Let's see if we can grab all the titles for a trial run.

import requests
from bs4 import BeautifulSoup

url = "https://news.ycombinator.com/"
response = requests.get(url)
soup = BeautifulSoup(response.text, "html.parser")

trs = soup.find_all("tr", attrs={"class":"athing submission"})

for tr in trs:
    heading = tr.find("span", attrs={"class":"titleline"})
    print(heading.a.string)
        

Try and follow the structure of the document and see how I am using a bit of finding with navigating down the trees to get what I want. The docs for BeautifulSoup will help too.

And now let's do the same, but grab the comments and points... Oh, and I've added comments to my code to make it easier to understand. Throw it into a good text editor to have it syntax highlighted.

import requests
from bs4 import BeautifulSoup

url = "https://news.ycombinator.com/"
response = requests.get(url)
soup = BeautifulSoup(response.text, "html.parser")

trs = soup.find_all("tr", attrs={"class":"athing submission"})

for tr in trs:
    heading = tr.find("span", attrs={"class":"titleline"})
       
    # So we go on to the next span with next_sibling
    the_rest = tr.next_sibling
    
    # the score is a span with class score, but we only care about the first
    # part (the score is "NUMBER points" so we split the string and take
    # the first piece
    score = the_rest.find("span", attrs={"class":"score"}).string.split()[0]
    
    # the comments are inside a span with class subline
    subline = the_rest.find("span", attrs={"class":"subline"})
    
    # And they are the 4th (counting starts from zero in python) anchor tag
    # we also don't want the word 'comments' so we split and take the first
    # piece
    comments = subline.find_all("a")[3].string.split()[0]
    
    # look up f-strings: they make it easier to print pretty!
    print(f"{heading.a.string} -> {score} points and {comments} comments")
        

But all this is useless without a data structure. Let's use a list (look up python lists if you aren't familiar):

import requests
from bs4 import BeautifulSoup

url = "https://news.ycombinator.com/"
response = requests.get(url)
soup = BeautifulSoup(response.text, "html.parser")

trs = soup.find_all("tr", attrs={"class":"athing submission"})
data = [] # We make an empty list here, otherwise it will die when it exits the for loop

for tr in trs:
    heading = tr.find("span", attrs={"class":"titleline"})
       
    # So we go on to the next span with next_sibling
    the_rest = tr.next_sibling
    
    # the score is a span with class score, but we only care about the first
    # part (the score is "NUMBER points" so we split the string and take
    # the first piece
    score = the_rest.find("span", attrs={"class":"score"}).string.split()[0]
    
    # the comments are inside a span with class subline
    subline = the_rest.find("span", attrs={"class":"subline"})
    
    # And they are the 4th (counting starts from zero in python) anchor tag
    # we also don't want the word 'comments' so we split and take the first
    # piece
    comments = subline.find_all("a")[3].string.split()[0]
    
    # Uh oh! I found out if there are no comments, it just has the word 
    # discuss, and that will break when we convert it to a number.
    # Let's make it zero when that happens.
    if comments.startswith("discuss"): comments = "0"
    
    # We use int() to turn our string of numbers into what Python
    # understands to be an integer
    data.append([heading.a.string, int(score), int(comments)])

print(data)
    

Now when that is printed out, it is U-G-L-Y compared to before. But you can do so much with data that's correctly stored! My last gift to you, padawan, is this program showing off so many different things.

import requests
from bs4 import BeautifulSoup

url = "https://news.ycombinator.com/"
response = requests.get(url)
soup = BeautifulSoup(response.text, "html.parser")
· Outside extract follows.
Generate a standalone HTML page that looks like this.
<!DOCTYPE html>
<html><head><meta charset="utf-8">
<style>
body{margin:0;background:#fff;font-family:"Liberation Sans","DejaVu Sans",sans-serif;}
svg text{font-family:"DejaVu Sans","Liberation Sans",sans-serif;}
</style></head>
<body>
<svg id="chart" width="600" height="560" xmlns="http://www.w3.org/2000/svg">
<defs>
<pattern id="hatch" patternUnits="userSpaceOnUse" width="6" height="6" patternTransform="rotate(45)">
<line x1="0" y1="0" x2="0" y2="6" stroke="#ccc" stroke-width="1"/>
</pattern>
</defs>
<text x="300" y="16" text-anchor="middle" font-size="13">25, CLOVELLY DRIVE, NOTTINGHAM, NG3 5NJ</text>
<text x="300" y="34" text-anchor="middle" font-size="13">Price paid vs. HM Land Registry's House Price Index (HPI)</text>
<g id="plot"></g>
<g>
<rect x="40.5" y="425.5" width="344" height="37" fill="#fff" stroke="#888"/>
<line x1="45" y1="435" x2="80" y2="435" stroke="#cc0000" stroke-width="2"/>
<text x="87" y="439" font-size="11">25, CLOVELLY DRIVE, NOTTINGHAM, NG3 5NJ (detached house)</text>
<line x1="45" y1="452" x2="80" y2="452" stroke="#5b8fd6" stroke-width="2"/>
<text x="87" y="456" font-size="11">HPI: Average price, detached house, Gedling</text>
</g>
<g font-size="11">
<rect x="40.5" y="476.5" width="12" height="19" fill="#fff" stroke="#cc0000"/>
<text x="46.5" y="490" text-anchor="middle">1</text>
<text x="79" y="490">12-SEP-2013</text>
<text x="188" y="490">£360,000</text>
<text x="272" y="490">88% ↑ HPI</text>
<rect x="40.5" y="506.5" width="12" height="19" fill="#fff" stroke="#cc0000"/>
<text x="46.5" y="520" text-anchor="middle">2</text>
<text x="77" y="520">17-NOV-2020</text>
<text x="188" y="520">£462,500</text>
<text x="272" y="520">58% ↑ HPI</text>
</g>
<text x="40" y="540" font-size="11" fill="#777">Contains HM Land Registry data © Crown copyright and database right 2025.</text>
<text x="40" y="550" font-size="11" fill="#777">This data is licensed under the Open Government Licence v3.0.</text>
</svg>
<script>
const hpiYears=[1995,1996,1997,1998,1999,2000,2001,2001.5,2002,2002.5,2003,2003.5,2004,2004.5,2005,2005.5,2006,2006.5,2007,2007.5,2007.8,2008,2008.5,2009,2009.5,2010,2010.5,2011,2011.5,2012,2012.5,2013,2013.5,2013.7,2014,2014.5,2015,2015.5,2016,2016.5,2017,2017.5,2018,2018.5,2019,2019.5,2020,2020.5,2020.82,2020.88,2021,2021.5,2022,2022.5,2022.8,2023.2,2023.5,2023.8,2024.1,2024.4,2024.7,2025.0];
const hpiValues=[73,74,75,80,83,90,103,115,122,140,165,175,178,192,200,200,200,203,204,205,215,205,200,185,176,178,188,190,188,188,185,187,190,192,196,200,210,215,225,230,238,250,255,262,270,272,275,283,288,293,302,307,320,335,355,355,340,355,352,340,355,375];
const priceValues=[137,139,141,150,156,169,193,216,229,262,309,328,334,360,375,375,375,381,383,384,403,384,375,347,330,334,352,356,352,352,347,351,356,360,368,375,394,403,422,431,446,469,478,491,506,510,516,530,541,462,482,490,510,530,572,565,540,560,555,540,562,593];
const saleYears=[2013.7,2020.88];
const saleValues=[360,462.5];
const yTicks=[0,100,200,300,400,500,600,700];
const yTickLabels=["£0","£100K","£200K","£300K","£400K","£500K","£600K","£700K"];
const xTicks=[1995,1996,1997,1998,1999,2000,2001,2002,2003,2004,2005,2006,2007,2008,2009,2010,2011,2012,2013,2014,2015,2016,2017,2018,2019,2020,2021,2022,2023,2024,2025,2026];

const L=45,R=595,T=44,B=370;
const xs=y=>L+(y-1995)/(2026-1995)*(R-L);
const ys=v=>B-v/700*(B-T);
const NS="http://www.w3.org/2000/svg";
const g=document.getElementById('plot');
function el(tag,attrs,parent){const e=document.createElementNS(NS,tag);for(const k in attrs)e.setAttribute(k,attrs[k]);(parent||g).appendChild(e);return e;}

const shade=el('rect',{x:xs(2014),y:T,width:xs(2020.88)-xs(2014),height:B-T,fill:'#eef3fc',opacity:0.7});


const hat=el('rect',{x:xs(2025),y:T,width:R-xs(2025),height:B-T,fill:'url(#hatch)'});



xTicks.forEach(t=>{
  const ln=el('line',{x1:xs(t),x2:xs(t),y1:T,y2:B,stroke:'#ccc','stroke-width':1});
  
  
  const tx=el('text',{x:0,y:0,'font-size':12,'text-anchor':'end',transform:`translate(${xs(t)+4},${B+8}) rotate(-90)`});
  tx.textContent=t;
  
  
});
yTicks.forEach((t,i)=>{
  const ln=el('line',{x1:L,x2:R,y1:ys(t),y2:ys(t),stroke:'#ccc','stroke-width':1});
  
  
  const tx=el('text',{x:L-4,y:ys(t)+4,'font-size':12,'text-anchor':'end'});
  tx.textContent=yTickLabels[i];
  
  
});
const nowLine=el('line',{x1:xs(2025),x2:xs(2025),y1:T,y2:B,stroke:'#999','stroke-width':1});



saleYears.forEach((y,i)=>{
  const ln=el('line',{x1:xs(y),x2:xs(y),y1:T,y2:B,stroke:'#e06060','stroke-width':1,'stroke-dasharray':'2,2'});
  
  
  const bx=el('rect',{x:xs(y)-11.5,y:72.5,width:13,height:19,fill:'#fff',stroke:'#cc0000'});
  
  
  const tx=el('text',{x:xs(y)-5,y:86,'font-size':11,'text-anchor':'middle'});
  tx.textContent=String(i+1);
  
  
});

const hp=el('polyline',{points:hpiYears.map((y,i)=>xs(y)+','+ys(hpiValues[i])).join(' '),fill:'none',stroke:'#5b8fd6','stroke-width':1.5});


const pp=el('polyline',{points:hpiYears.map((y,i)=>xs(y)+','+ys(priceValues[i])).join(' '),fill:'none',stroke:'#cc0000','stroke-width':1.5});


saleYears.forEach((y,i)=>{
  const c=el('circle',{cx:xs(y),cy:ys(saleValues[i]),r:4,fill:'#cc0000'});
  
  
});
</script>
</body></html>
trs = soup.find_all("tr", attrs={"class":"athing submission"})
data = [] # We make an empty list here, otherwise it will die when it exits the for loop

for tr in trs:
    heading = tr.find("span", attrs={"class":"titleline"})
       
    # So we go on to the next span with next_sibling
    the_rest = tr.next_sibling
    
    # the score is a span with class score, but we only care about the first
    # part (the score is "NUMBER points" so we split the string and take
    # the first piece
    score = the_rest.find("span", attrs={"class":"score"}).string.split()[0]
    
    # the comments are inside a span with class subline
    subline = the_rest.find("span", attrs={"class":"subline"})
    
    # And they are the 4th (counting starts from zero in python) anchor tag
    # we also don't want the word 'comments' so we split and take the first
    # piece
    comments = subline.find_all("a")[3].string.split()[0]
    
    # Uh oh! I found out if there are no comments, it just has the word 
    # discuss, and that will break when we convert it to a number.
    # Let's make it zero when that happens.
    if comments.startswith("discuss"): comments = "0"
    
    # We use int() to turn our string of numbers into what Python
    # understands to be an integer
    data.append([heading.a.string, int(score), int(comments)])
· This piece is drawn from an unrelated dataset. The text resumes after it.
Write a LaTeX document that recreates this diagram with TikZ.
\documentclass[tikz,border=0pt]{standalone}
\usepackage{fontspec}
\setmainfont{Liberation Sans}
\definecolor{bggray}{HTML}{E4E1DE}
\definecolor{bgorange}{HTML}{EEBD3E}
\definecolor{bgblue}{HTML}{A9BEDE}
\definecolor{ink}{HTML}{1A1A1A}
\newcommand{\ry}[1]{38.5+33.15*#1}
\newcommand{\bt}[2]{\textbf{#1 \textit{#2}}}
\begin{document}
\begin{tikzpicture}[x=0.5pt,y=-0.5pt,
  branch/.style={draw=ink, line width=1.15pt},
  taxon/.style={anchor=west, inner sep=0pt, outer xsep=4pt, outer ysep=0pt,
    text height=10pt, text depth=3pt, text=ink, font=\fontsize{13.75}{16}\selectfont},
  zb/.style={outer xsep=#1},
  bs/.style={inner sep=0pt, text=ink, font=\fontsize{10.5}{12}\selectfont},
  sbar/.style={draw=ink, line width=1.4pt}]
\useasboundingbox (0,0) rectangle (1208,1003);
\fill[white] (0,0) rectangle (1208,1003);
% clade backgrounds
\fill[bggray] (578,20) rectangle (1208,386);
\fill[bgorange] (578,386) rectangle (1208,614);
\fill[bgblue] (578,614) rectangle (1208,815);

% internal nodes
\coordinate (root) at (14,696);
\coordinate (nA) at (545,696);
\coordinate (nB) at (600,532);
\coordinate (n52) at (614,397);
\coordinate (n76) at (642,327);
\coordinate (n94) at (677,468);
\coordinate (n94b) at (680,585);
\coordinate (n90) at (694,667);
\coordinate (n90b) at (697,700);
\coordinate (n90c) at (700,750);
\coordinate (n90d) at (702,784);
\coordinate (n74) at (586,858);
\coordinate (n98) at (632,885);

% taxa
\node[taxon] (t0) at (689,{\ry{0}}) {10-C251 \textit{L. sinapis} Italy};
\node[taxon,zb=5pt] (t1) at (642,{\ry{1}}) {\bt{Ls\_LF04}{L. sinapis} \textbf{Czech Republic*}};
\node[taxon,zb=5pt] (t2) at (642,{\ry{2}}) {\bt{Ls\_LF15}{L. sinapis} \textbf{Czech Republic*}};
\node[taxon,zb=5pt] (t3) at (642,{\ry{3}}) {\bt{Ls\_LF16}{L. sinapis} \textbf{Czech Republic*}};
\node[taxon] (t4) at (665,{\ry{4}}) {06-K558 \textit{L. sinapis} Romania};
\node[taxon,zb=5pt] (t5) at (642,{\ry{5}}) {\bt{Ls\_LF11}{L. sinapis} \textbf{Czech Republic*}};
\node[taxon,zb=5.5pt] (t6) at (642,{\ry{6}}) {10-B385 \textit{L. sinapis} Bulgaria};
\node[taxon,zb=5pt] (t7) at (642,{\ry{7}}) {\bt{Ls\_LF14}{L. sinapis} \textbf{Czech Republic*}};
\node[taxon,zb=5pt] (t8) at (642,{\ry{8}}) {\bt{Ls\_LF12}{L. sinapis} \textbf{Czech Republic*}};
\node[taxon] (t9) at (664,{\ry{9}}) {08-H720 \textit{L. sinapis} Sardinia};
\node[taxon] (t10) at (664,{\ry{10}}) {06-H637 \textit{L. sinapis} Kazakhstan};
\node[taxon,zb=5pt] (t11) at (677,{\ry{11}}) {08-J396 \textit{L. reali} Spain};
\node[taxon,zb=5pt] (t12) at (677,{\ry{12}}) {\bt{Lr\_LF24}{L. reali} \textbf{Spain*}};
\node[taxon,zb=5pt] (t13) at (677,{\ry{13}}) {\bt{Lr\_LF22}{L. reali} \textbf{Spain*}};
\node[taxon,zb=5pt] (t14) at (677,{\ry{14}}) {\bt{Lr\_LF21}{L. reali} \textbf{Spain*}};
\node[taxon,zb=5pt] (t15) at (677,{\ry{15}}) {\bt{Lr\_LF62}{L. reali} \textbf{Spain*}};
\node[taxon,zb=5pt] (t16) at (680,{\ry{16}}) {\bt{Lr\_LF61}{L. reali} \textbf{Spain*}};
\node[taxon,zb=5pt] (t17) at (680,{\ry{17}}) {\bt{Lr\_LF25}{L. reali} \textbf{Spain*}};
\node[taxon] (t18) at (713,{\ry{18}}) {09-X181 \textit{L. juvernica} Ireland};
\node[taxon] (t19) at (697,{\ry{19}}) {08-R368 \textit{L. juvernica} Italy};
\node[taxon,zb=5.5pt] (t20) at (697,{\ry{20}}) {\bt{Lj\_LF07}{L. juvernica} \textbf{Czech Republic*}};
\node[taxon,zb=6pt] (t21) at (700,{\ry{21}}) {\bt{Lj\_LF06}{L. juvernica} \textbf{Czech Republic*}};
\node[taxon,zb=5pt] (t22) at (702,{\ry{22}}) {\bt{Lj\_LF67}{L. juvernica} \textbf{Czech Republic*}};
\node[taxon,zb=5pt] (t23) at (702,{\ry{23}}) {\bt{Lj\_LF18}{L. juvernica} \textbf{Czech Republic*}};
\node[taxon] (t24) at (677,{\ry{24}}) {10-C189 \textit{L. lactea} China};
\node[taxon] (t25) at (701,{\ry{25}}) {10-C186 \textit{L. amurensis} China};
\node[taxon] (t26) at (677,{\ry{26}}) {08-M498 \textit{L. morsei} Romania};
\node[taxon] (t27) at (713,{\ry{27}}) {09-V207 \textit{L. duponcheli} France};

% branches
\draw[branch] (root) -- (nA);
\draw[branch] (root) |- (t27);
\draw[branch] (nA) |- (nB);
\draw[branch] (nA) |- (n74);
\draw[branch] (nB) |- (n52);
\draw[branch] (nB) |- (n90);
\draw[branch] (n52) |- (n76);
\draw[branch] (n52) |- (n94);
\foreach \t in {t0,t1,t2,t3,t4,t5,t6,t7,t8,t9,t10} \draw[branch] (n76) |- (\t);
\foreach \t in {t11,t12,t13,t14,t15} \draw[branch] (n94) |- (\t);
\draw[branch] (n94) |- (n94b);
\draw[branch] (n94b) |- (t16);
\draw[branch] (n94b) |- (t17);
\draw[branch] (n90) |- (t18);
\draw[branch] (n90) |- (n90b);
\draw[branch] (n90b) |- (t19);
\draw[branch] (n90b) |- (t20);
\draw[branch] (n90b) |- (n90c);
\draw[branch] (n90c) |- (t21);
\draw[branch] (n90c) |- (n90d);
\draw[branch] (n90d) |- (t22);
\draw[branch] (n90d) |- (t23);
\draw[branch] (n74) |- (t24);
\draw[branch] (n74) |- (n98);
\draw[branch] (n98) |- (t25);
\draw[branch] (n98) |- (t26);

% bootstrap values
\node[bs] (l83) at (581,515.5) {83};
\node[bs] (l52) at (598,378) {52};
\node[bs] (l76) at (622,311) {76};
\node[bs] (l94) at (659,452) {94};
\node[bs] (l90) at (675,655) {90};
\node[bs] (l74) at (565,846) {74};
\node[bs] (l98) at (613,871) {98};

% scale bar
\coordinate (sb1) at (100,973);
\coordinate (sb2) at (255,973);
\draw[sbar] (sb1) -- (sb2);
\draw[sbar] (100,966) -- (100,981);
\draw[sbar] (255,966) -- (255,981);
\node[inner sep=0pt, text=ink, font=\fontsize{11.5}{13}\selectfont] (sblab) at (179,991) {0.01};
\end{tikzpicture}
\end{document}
# How many titles start with a certain letter?
letters = dict() # empty python dictionary
for entry in data:
    title = entry[0] # the title is the first thing in each entry
    # we'll work with upper case. We are assuming that the titles are all starting with letters,
    # and that could bite us in the arse... But here it will work and just add an entry for whatever number or symbol instead.
    first_letter = title[0].upper()
    # We'll try and update the entry, but if this is the first time
    # for that entry, we'll catch the error and just set the value
    # (you can't update an entry with a += if it doesn't exist, see?)
    try:
        letters[first_letter] += 1
    except KeyError:
        letters[first_letter] = 1
 
# How about average points? That's easy!
total = 0
for entry in data:
    total += entry[1]

avg = total / len(data)
print(f"Average points for a post is {avg}")

# Most points? Easy too.
highest = 0
title = ""
for entry in data:
    points = entry[1]
    if points > highest:
        highest = points
        title = entry[0] 
print(f"\"{title}\" had the most points ({points}).")
# Mind, we could have ties...
# Oh, and the backslashes let me inert quotes without it thinking that
# marks the beginning or end of the string

# now, for something more impressive, let's find the most common starting letter and note ties
greatest = 0
greatest_l = ""
tied = False
for key,value in letters.items():
    if value > greatest:
        greatest = value
        greatest_l = key
        tied = False
    elif value == greatest:
        tied = True
    else:
        continue

print(f"{greatest_l} is the most common starting letter with {greatest} entries.")
if tied:
    print("But it was tied with others.")
    

Bye!

I hope that was semi-useful. Take what is, discard the rest. Go off into tangents, explore. Nothing I've done here is even the fastest way to do things, or most efficient. Part of it is I am trying to make it easier to read, but part of it is that when you need data quickly, you have to write a dirty script and get it done. You can go back and polish it later if you think you or someone else will need it in future. Or at least lie to yourself that you will... hehe.